I've been pursuing an economics major since I started at Dartmouth and in this time, have learnt a lot about the economics department and the opportunities it gives students. Being one of the most popular majors at Dartmouth, there are a lot of misconceptions that the economics major plan is very rigid, but I've found that this is not the case! The major does have a lot of requirements, but the department encourages you to select a "track"—development economics, labour economics, international trade, microeconomics, macroeconomics, games and economic behaviour, finance, econometrics—to focus on as your "culminating experience", while also encouraging you to take at least two other upper level courses unrelated to your track of interest. In doing so, students are able to learn the core requirements of the major, specialise in their interests while still leaving room for exploration.

A wall in the Economics department wing of Silsby Hall (a building on campus) with a poster explaining the steps in writing an economics thesis at Dartmouth

My study abroad experience in Ghana on the AAAS Accra Foreign Study Program (FSP) inspired me to pursue a AAAS major.
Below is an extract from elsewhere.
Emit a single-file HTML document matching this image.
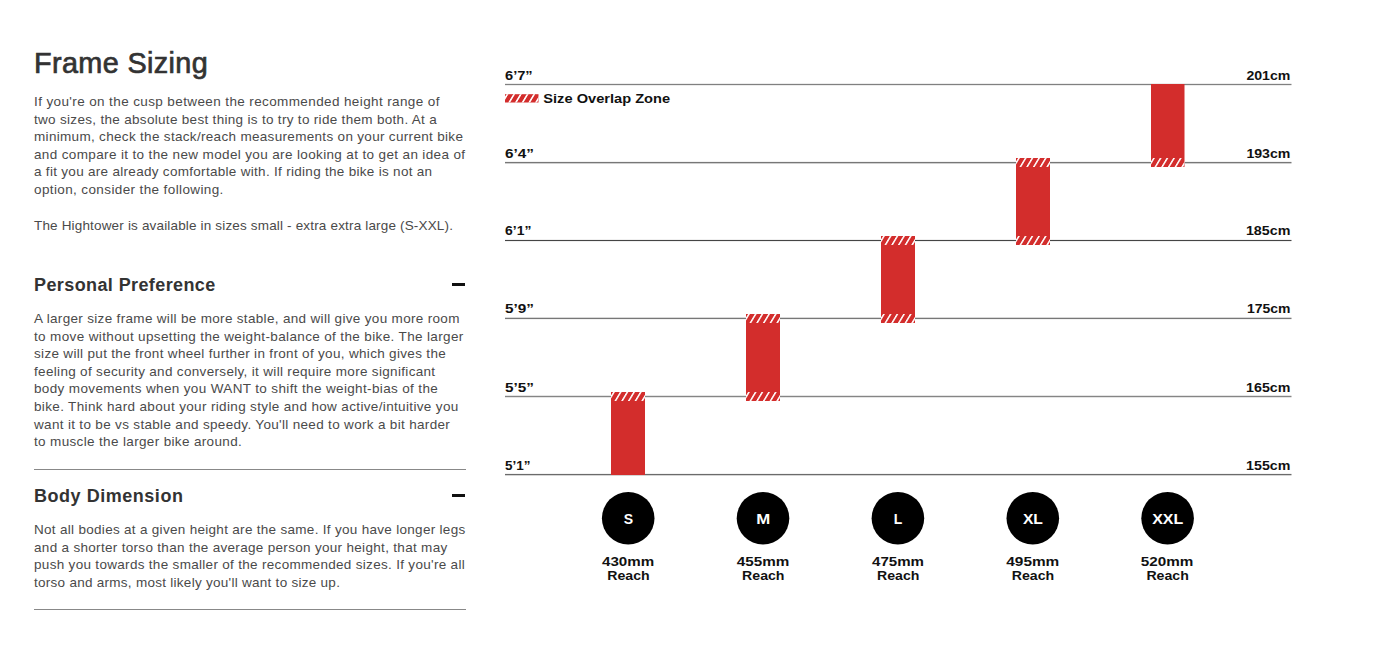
<!DOCTYPE html>
<html lang="en">
<head>
<meta charset="utf-8">
<title>Frame Sizing</title>
<style>
  html, body { margin: 0; padding: 0; background: #fff; }
  body { width: 1374px; height: 648px; position: relative; overflow: hidden;
         font-family: "Liberation Sans", Arial, sans-serif; }
  .col { position: absolute; left: 34px; top: 0; width: 432px; }
  h1, h2, p { margin: 0; padding: 0; position: absolute; left: 0; white-space: nowrap; }
  h1 { font-size: 28.8px; letter-spacing: 0.37px; font-weight: normal; -webkit-text-stroke: 0.7px #333; color: #333; line-height: 32px; }
  h2 { font-size: 18px; font-weight: bold; -webkit-text-stroke: 0px #333; color: #333; letter-spacing: 0.4px; line-height: 22px; }
  p { font-size: 13.5px; color: #4a4a4a; line-height: 17.6px; }
  p span { display: block; height: 17.6px; }
  .minus { position: absolute; left: 418px; width: 13px; height: 2.5px; background: #111; }
  .rule { position: absolute; left: 0; width: 432px; height: 1px; background: #888; }
  svg { position: absolute; left: 0; top: 0; }
  svg text { font-family: "Liberation Sans", Arial, sans-serif; font-weight: bold; }
</style>
</head>
<body>
<div class="col">
  <h1 style="top:46.5px">Frame Sizing</h1>
  <p style="top:93px">
    <span style="letter-spacing:0.385px">If you're on the cusp between the recommended height range of</span>
    <span style="letter-spacing:0.310px">two sizes, the absolute best thing is to try to ride them both. At a</span>
    <span style="letter-spacing:0.317px">minimum, check the stack/reach measurements on your current bike</span>
    <span style="letter-spacing:0.363px">and compare it to the new model you are looking at to get an idea of</span>
    <span style="letter-spacing:0.297px">a fit you are already comfortable with. If riding the bike is not an</span>
    <span style="letter-spacing:0.383px">option, consider the following.</span>
  </p>
  <p style="top:217px">
    <span style="letter-spacing:0.167px">The Hightower is available in sizes small - extra extra large (S-XXL).</span>
  </p>

  <h2 style="top:274px">Personal Preference</h2>
  <div class="minus" style="top:283px"></div>
  <p style="top:310px">
    <span style="letter-spacing:0.325px">A larger size frame will be more stable, and will give you more room</span>
    <span style="letter-spacing:0.363px">to move without upsetting the weight-balance of the bike. The larger</span>
    <span style="letter-spacing:0.323px">size will put the front wheel further in front of you, which gives the</span>
    <span style="letter-spacing:0.324px">feeling of security and conversely, it will require more significant</span>
    <span style="letter-spacing:0.358px">body movements when you WANT to shift the weight-bias of the</span>
    <span style="letter-spacing:0.350px">bike. Think hard about your riding style and how active/intuitive you</span>
    <span style="letter-spacing:0.324px">want it to be vs stable and speedy. You'll need to work a bit harder</span>
    <span style="letter-spacing:0.350px">to muscle the larger bike around.</span>
  </p>
  <div class="rule" style="top:469px"></div>

  <h2 style="top:485px;letter-spacing:.53px">Body Dimension</h2>
  <div class="minus" style="top:494px"></div>
  <p style="top:521px">
    <span style="letter-spacing:0.300px">Not all bodies at a given height are the same. If you have longer legs</span>
    <span style="letter-spacing:0.312px">and a shorter torso than the average person your height, that may</span>
    <span style="letter-spacing:0.309px">push you towards the smaller of the recommended sizes. If you're all</span>
    <span style="letter-spacing:0.274px">torso and arms, most likely you'll want to size up.</span>
  </p>
  <div class="rule" style="top:609px"></div>
</div>

<svg width="1374" height="648" viewBox="0 0 1374 648">
  <defs>
    <pattern id="hatch" patternUnits="userSpaceOnUse" width="6.7" height="9" patternTransform="translate(3.4,9) skewX(-31)">
      <rect x="0" y="0" width="1.8" height="9" fill="#fff"/>
    </pattern>
    <pattern id="hatchL" patternUnits="userSpaceOnUse" width="6.7" height="9" patternTransform="translate(3.2,8.3) skewX(-31)">
      <rect x="0" y="0" width="1.9" height="9" fill="#fff"/>
    </pattern>
  </defs>
  <!-- grid lines -->
  <g>
    <rect x="505" y="83" width="786.5" height="1" fill="#ececec"/><rect x="505" y="84" width="786.5" height="1" fill="#808080"/><rect x="505" y="85" width="786.5" height="1" fill="#ececec"/>
    <rect x="505" y="161" width="786.5" height="1" fill="#f2f2f2"/><rect x="505" y="162" width="786.5" height="1" fill="#777777"/><rect x="505" y="163" width="786.5" height="1" fill="#cfcfcf"/>
    <rect x="505" y="239" width="786.5" height="1" fill="#f0f0f0"/><rect x="505" y="240" width="786.5" height="1" fill="#454545"/><rect x="505" y="241" width="786.5" height="1" fill="#f0f0f0"/>
    <rect x="505" y="317" width="786.5" height="1" fill="#d8d8d8"/><rect x="505" y="318" width="786.5" height="1" fill="#777777"/><rect x="505" y="319" width="786.5" height="1" fill="#f2f2f2"/>
    <rect x="505" y="395" width="786.5" height="1" fill="#e4e4e4"/><rect x="505" y="396" width="786.5" height="1" fill="#858585"/><rect x="505" y="397" width="786.5" height="1" fill="#e4e4e4"/>
    <rect x="505" y="473" width="786.5" height="1" fill="#f2f2f2"/><rect x="505" y="474" width="786.5" height="1" fill="#6b6b6b"/><rect x="505" y="475" width="786.5" height="1" fill="#d5d5d5"/>
  </g>
  <!-- left labels -->
  <g font-size="13" fill="#111">
    <text x="505" y="80" textLength="27.7" lengthAdjust="spacingAndGlyphs">6’7”</text>
    <text x="505" y="158.2" textLength="29" lengthAdjust="spacingAndGlyphs">6’4”</text>
    <text x="505" y="235.4" textLength="26.4" lengthAdjust="spacingAndGlyphs">6’1”</text>
    <text x="505" y="313.3" textLength="29" lengthAdjust="spacingAndGlyphs">5’9”</text>
    <text x="505" y="391.8" textLength="29" lengthAdjust="spacingAndGlyphs">5’5”</text>
    <text x="505" y="470.4" textLength="25.5" lengthAdjust="spacingAndGlyphs">5’1”</text>
  </g>
  <!-- right labels -->
  <g font-size="13" fill="#111" text-anchor="end">
    <text x="1290.4" y="80" textLength="44" lengthAdjust="spacingAndGlyphs">201cm</text>
    <text x="1290.4" y="158.2" textLength="44" lengthAdjust="spacingAndGlyphs">193cm</text>
    <text x="1290.4" y="235.4" textLength="44.5" lengthAdjust="spacingAndGlyphs">185cm</text>
    <text x="1290.4" y="313.3" textLength="43.5" lengthAdjust="spacingAndGlyphs">175cm</text>
    <text x="1290.4" y="391.8" textLength="44.3" lengthAdjust="spacingAndGlyphs">165cm</text>
    <text x="1290.4" y="470.4" textLength="44.3" lengthAdjust="spacingAndGlyphs">155cm</text>
  </g>
  <!-- legend -->
  <g transform="translate(505,94.2)">
    <rect width="33.5" height="8.3" fill="#d32d2c"/>
    <rect width="33.5" height="8.3" fill="url(#hatchL)"/>
  </g>
  <text x="543.3" y="103" font-size="13" fill="#111" textLength="126.8" lengthAdjust="spacingAndGlyphs">Size Overlap Zone</text>

  <!-- bars -->
  <g fill="#d32d2c">
    <rect x="611" y="392" width="34" height="83"/>
    <rect x="746" y="314" width="34" height="87"/>
    <rect x="881" y="236" width="34" height="87"/>
    <rect x="1016" y="158" width="34" height="87"/>
    <rect x="1151" y="84" width="33.5" height="83"/>
  </g>
  <g fill="url(#hatch)">
    <rect x="0" y="0" width="34" height="9" transform="translate(611,392)"/>
    <rect x="0" y="0" width="34" height="9" transform="translate(746,314)"/>
    <rect x="0" y="0" width="34" height="9" transform="translate(746,392)"/>
    <rect x="0" y="0" width="34" height="9" transform="translate(881,236)"/>
    <rect x="0" y="0" width="34" height="9" transform="translate(881,314)"/>
    <rect x="0" y="0" width="34" height="9" transform="translate(1016,158)"/>
    <rect x="0" y="0" width="34" height="9" transform="translate(1016,236)"/>
    <rect x="0" y="0" width="33.5" height="9" transform="translate(1151,158)"/>
  </g>

  <!-- size circles -->
  <g fill="#000">
    <circle cx="628.2" cy="518.2" r="26.3"/>
    <circle cx="763" cy="518.2" r="26.3"/>
    <circle cx="897.9" cy="518.2" r="26.3"/>
    <circle cx="1032.8" cy="518.2" r="26.3"/>
    <circle cx="1167.6" cy="518.2" r="26.3"/>
  </g>
  <g font-size="14" fill="#fff" text-anchor="middle">
    <text x="628.3" y="523.7">S</text>
    <text x="763.3" y="523.7" textLength="14" lengthAdjust="spacingAndGlyphs">M</text>
    <text x="898" y="523.7">L</text>
    <text x="1032.9" y="523.7" textLength="20" lengthAdjust="spacingAndGlyphs">XL</text>
    <text x="1167.7" y="523.7" textLength="31" lengthAdjust="spacingAndGlyphs">XXL</text>
  </g>
  <g font-size="13" fill="#111" text-anchor="middle">
    <text x="628.1" y="566.2" textLength="52.2" lengthAdjust="spacingAndGlyphs">430mm</text>
    <text x="628.5" y="580" textLength="42.4" lengthAdjust="spacingAndGlyphs">Reach</text>
    <text x="763.1" y="566.2" textLength="52.5" lengthAdjust="spacingAndGlyphs">455mm</text>
    <text x="763.3" y="580" textLength="42.4" lengthAdjust="spacingAndGlyphs">Reach</text>
    <text x="898" y="566.2" textLength="52" lengthAdjust="spacingAndGlyphs">475mm</text>
    <text x="898.2" y="580" textLength="42.4" lengthAdjust="spacingAndGlyphs">Reach</text>
    <text x="1032.8" y="566.2" textLength="53" lengthAdjust="spacingAndGlyphs">495mm</text>
    <text x="1033" y="580" textLength="42.4" lengthAdjust="spacingAndGlyphs">Reach</text>
    <text x="1167.1" y="566.2" textLength="52.6" lengthAdjust="spacingAndGlyphs">520mm</text>
    <text x="1167.6" y="580" textLength="42.4" lengthAdjust="spacingAndGlyphs">Reach</text>
  </g>
</svg>
</body>
</html>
The AAAS major encourages a lot of academic freedom as long as you fulfil the distributive requirements of social analysis (SOC), systems and traditions of thought, meaning and value (TMV), art creation, performance, history or criticism (ART), the history, criticism or theory of literature (LIT). Dartmouth AAAS majors can also fulfil the culminating experience requirement in many ways: through a senior seminar class, an senior independent research in a topic that interests them or an honours thesis. Through the variety of electives and fields offered by the AAAS, I've been able to intellectualise so many of my experiences as a young African as well as my interests in public service on the continent.

A group of five Dartmouth students on a study abroad program in Ghana, wearing aprons during a cooking class

Aside from my specific experiences as an economics and AAAS double major, opportunities like faculty-mentored research, combinations of majors, minors and modified majors, independent studies that count towards your major, curricula that encourage you to explore subfields and unique culminating experiences encourage Dartmouth students to craft their own academic experiences. One of my friends is even creating her own major under the supervision and advice of professors at the intersection of English and Philosophy.